_Objective:_ Return each line of the data below exactly, omitting any pictures.
⟨
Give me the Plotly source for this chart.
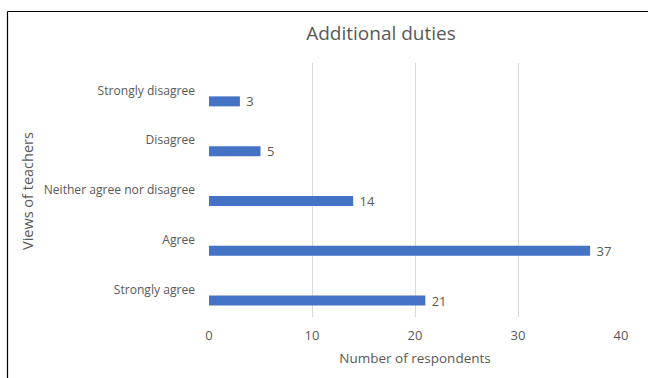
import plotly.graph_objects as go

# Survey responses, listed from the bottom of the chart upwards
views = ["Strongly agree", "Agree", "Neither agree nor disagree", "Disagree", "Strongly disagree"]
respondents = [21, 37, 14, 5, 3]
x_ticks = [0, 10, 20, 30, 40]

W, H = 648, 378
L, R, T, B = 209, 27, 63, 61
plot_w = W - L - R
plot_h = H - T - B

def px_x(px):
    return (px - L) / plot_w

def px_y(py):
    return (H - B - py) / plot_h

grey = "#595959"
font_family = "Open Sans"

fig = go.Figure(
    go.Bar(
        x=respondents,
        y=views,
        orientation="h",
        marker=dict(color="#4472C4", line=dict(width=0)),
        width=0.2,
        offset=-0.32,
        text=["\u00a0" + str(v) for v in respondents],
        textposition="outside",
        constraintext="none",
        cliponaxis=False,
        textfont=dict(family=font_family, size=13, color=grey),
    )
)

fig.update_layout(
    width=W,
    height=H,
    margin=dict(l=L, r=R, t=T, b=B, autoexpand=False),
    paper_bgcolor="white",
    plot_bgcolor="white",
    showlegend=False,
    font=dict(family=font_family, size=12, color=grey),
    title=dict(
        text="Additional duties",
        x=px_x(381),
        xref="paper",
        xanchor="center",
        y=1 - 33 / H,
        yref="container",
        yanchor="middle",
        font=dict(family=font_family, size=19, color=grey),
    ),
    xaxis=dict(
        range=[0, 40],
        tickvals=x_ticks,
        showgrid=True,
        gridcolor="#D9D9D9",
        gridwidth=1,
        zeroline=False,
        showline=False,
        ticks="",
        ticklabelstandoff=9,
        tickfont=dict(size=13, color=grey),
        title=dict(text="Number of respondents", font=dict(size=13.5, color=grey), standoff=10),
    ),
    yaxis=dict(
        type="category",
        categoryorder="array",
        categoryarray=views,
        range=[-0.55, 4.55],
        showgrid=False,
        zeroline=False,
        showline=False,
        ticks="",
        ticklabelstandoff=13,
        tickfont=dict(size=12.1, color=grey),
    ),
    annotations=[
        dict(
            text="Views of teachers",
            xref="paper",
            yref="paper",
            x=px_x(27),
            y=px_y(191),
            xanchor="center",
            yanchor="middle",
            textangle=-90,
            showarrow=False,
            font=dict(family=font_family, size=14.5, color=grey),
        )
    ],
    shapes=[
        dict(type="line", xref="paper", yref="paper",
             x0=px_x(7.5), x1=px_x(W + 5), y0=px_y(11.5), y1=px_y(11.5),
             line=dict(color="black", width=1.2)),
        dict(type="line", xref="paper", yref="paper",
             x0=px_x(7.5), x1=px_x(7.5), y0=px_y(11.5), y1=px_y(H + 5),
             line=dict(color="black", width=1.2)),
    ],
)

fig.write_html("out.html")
⟩
_Correct result:_
Give me the Plotly source for this chart.
import plotly.graph_objects as go

# Survey responses, listed from the bottom of the chart upwards
views = ["Strongly agree", "Agree", "Neither agree nor disagree", "Disagree", "Strongly disagree"]
respondents = [21, 37, 14, 5, 3]
x_ticks = [0, 10, 20, 30, 40]

W, H = 648, 378
L, R, T, B = 209, 27, 63, 61
plot_w = W - L - R
plot_h = H - T - B

def px_x(px):
    return (px - L) / plot_w

def px_y(py):
    return (H - B - py) / plot_h

grey = "#595959"
font_family = "Open Sans"

fig = go.Figure(
    go.Bar(
        x=respondents,
        y=views,
        orientation="h",
        marker=dict(color="#4472C4", line=dict(width=0)),
        width=0.2,
        offset=-0.32,
        text=["\u00a0" + str(v) for v in respondents],
        textposition="outside",
        constraintext="none",
        cliponaxis=False,
        textfont=dict(family=font_family, size=13, color=grey),
    )
)

fig.update_layout(
    width=W,
    height=H,
    margin=dict(l=L, r=R, t=T, b=B, autoexpand=False),
    paper_bgcolor="white",
    plot_bgcolor="white",
    showlegend=False,
    font=dict(family=font_family, size=12, color=grey),
    title=dict(
        text="Additional duties",
        x=px_x(381),
        xref="paper",
        xanchor="center",
        y=1 - 33 / H,
        yref="container",
        yanchor="middle",
        font=dict(family=font_family, size=19, color=grey),
    ),
    xaxis=dict(
        range=[0, 40],
        tickvals=x_ticks,
        showgrid=True,
        gridcolor="#D9D9D9",
        gridwidth=1,
        zeroline=False,
        showline=False,
        ticks="",
        ticklabelstandoff=9,
        tickfont=dict(size=13, color=grey),
        title=dict(text="Number of respondents", font=dict(size=13.5, color=grey), standoff=10),
    ),
    yaxis=dict(
        type="category",
        categoryorder="array",
        categoryarray=views,
        range=[-0.55, 4.55],
        showgrid=False,
        zeroline=False,
        showline=False,
        ticks="",
        ticklabelstandoff=13,
        tickfont=dict(size=12.1, color=grey),
    ),
    annotations=[
        dict(
            text="Views of teachers",
            xref="paper",
            yref="paper",
            x=px_x(27),
            y=px_y(191),
            xanchor="center",
            yanchor="middle",
            textangle=-90,
            showarrow=False,
            font=dict(family=font_family, size=14.5, color=grey),
        )
    ],
    shapes=[
        dict(type="line", xref="paper", yref="paper",
             x0=px_x(7.5), x1=px_x(W + 5), y0=px_y(11.5), y1=px_y(11.5),
             line=dict(color="black", width=1.2)),
        dict(type="line", xref="paper", yref="paper",
             x0=px_x(7.5), x1=px_x(7.5), y0=px_y(11.5), y1=px_y(H + 5),
             line=dict(color="black", width=1.2)),
    ],
)

fig.write_html("out.html")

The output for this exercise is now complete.